Challenge
For this exercise, copy out each line of the material below that includes "matplotlib".

Supplied material
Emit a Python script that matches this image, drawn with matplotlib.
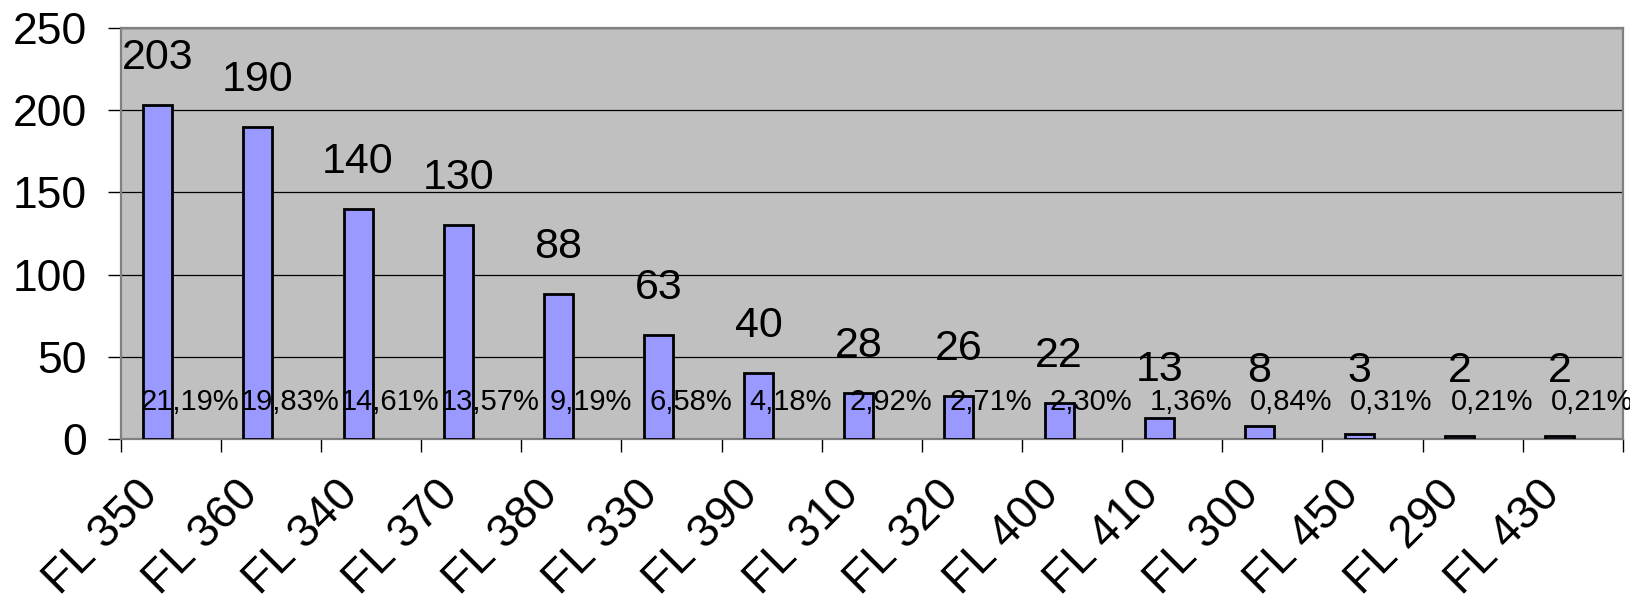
import matplotlib.pyplot as plt
import numpy as np
from matplotlib.transforms import ScaledTranslation

levels = ['FL 350', 'FL 360', 'FL 340', 'FL 370', 'FL 380', 'FL 330', 'FL 390',
          'FL 310', 'FL 320', 'FL 400', 'FL 410', 'FL 300', 'FL 450', 'FL 290', 'FL 430']
counts = [203, 190, 140, 130, 88, 63, 40, 28, 26, 22, 13, 8, 3, 2, 2]
percents = ['21,19%', '19,83%', '14,61%', '13,57%', '9,19%', '6,58%', '4,18%', '2,92%',
            '2,71%', '2,30%', '1,36%', '0,84%', '0,31%', '0,21%', '0,21%']

plt.rcParams['font.family'] = ['Liberation Sans', 'DejaVu Sans']

fig = plt.figure(figsize=(16.31, 6.13), dpi=100)
ax = fig.add_axes([0.074, 0.284, 0.921, 0.67])
ax.set_facecolor('#C0C0C0')

x = np.arange(len(levels))
ax.bar(x - 0.13, counts, width=0.29, color='#9999FF', edgecolor='black', linewidth=2, zorder=3)

for xi, c, p in zip(x, counts, percents):
        ax.annotate(str(c), (xi - 0.13, max(c, 12.5)), xytext=(0, 26), textcoords='offset points',
                    ha='center', va='baseline', fontsize=31, zorder=4)
        ax.text(xi + 0.19, 22.5, p, ha='center', va='center', fontsize=21, zorder=4)

ax.set_xlim(-0.5, len(levels) - 0.5)
ax.set_ylim(0, 250)
ax.set_yticks([0, 50, 100, 150, 200, 250])
ax.yaxis.grid(True, color='black', linewidth=0.9, zorder=1)
ax.set_axisbelow(True)

ax.set_xticks(x)
ax.set_xticklabels(levels, rotation=45, ha='right', va='center', rotation_mode='anchor')
ax.set_xticks(np.arange(len(levels) + 1) - 0.5, minor=True)
ax.tick_params(axis='x', which='major', length=0, pad=35, labelsize=33)
ax.tick_params(axis='x', which='minor', length=9.5, width=1, color='black', direction='out')
ax.tick_params(axis='y', length=9.5, width=1, color='black', pad=15, labelsize=32)

shift = ScaledTranslation(-0.2, 0, fig.dpi_scale_trans)
for lbl in ax.get_xticklabels():
        lbl.set_transform(lbl.get_transform() + shift)

for s in ax.spines.values():
        s.set_color('#808080')
        s.set_linewidth(1.6)

fig.savefig('out.png', dpi=100)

Exercise response
Emit a Python script that matches this image, drawn with matplotlib.
import matplotlib.pyplot as plt
from matplotlib.transforms import ScaledTranslation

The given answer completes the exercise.